If there's one good thing about the announcement to delay this requirement, it's that it may shine a light on just how little an impact this requirement has on small businesses.
Lets look at some statistics:
• Ninety-six percent of businesses in this country have fewer than 50 employees.
That's right. The vast majority of businesses are already exempt from having to offer their employees health insurance. For these employers, delaying the requirement a year means absolutely nothing.
• Ninety-six percent of businesses with more than 50 employees already offer insurance.
Health insurance is called a benefit for a reason, and companies that can provide that benefit have a competitive advantage over companies that can't. Some people stay at jobs they don't like simply for the health insurance. (It happens so often it even has a technical term: "job lock.") What's more, there's a confirmed connection between the size of a company and its ability to offer insurance. The respected Kaiser Family Foundation found the larger a business is, the more likely it will offer insurance. Here are some figures from Kaiser's study:
• Forty-nine percent of firms with three to nine workers offer insurance.

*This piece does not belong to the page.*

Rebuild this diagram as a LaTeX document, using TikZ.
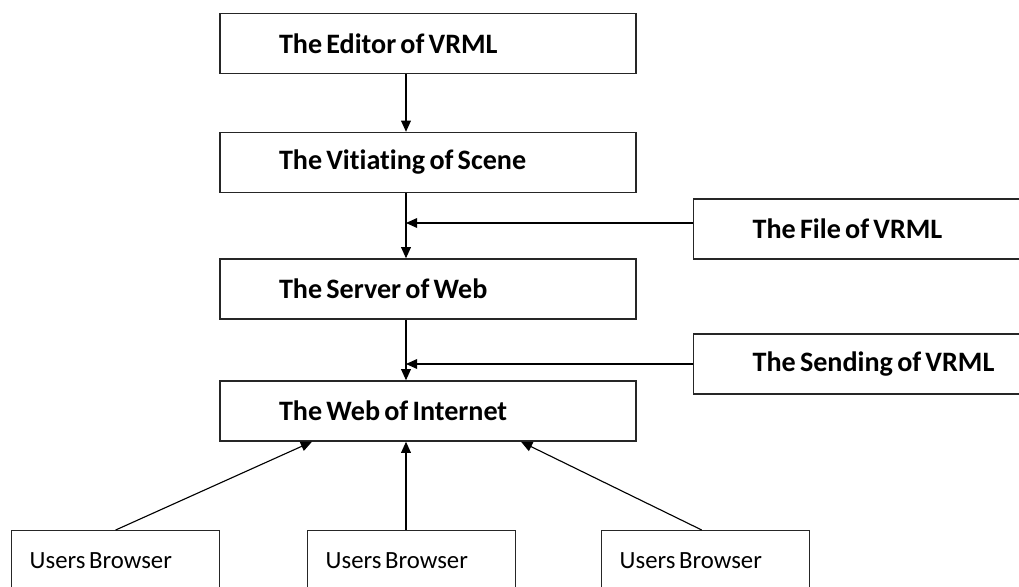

• Seventy-one percent of firms with 10 to 24 workers offer insurance.
• Eighty-five percent of firms with 25 to 29 workers offer insurance.
• Ninety-six percent of firms with more than 50 workers offer insurance.
• Ninety-nine percent of firms with more than 200 workers offer insurance.
See the trend? Bigger businesses are better able to afford insurance. Larger firms with more employees have more bargaining power with the insurance companies, allowing them to get better rates. The policy makers who wrote the Affordable Care Act didn't pick the 50-employee cutoff out of a hat. They knew that most businesses with more than 50 employees already offer insurance. Now, just one more stat:
• Only the 4 percent of larger employers that do not offer health insurance will be impacted by the delay.... or by the requirement in general, for that matter.
What these stats show is that the employer requirement that is getting so much attention impacts a tiny sliver of businesses in this country. This requirement, and the decision to delay it, doesn't affect the vast majority of small businesses. Not one bit. Granted, delaying this requirement will allow larger businesses that will be impacted time to adjust and provide additional input to the Treasury on how the proposed requirements will work best.
But the most important provisions in the ACA for small business owners, such as health insurance exchanges, are still moving full-steam ahead. The exchanges haven't gotten nearly the same play as the employer responsibility requirement, but they impact small businesses much more significantly. These marketplaces, coming online in January 2014, will allow small businesses to pool their buying power to help drive down coverage costs. Those larger businesses I mentioned earlier that are more likely to offer insurance because it's more affordable? The exchanges will give small businesses that same kind of buying power, so they can better afford to offer benefits and compete with their larger counterparts for talented employees.
Maybe, just maybe, that will become the big news now. It sure wouldn't hurt for the millions of small business owners who will be able benefit from the exchange to hear all about it.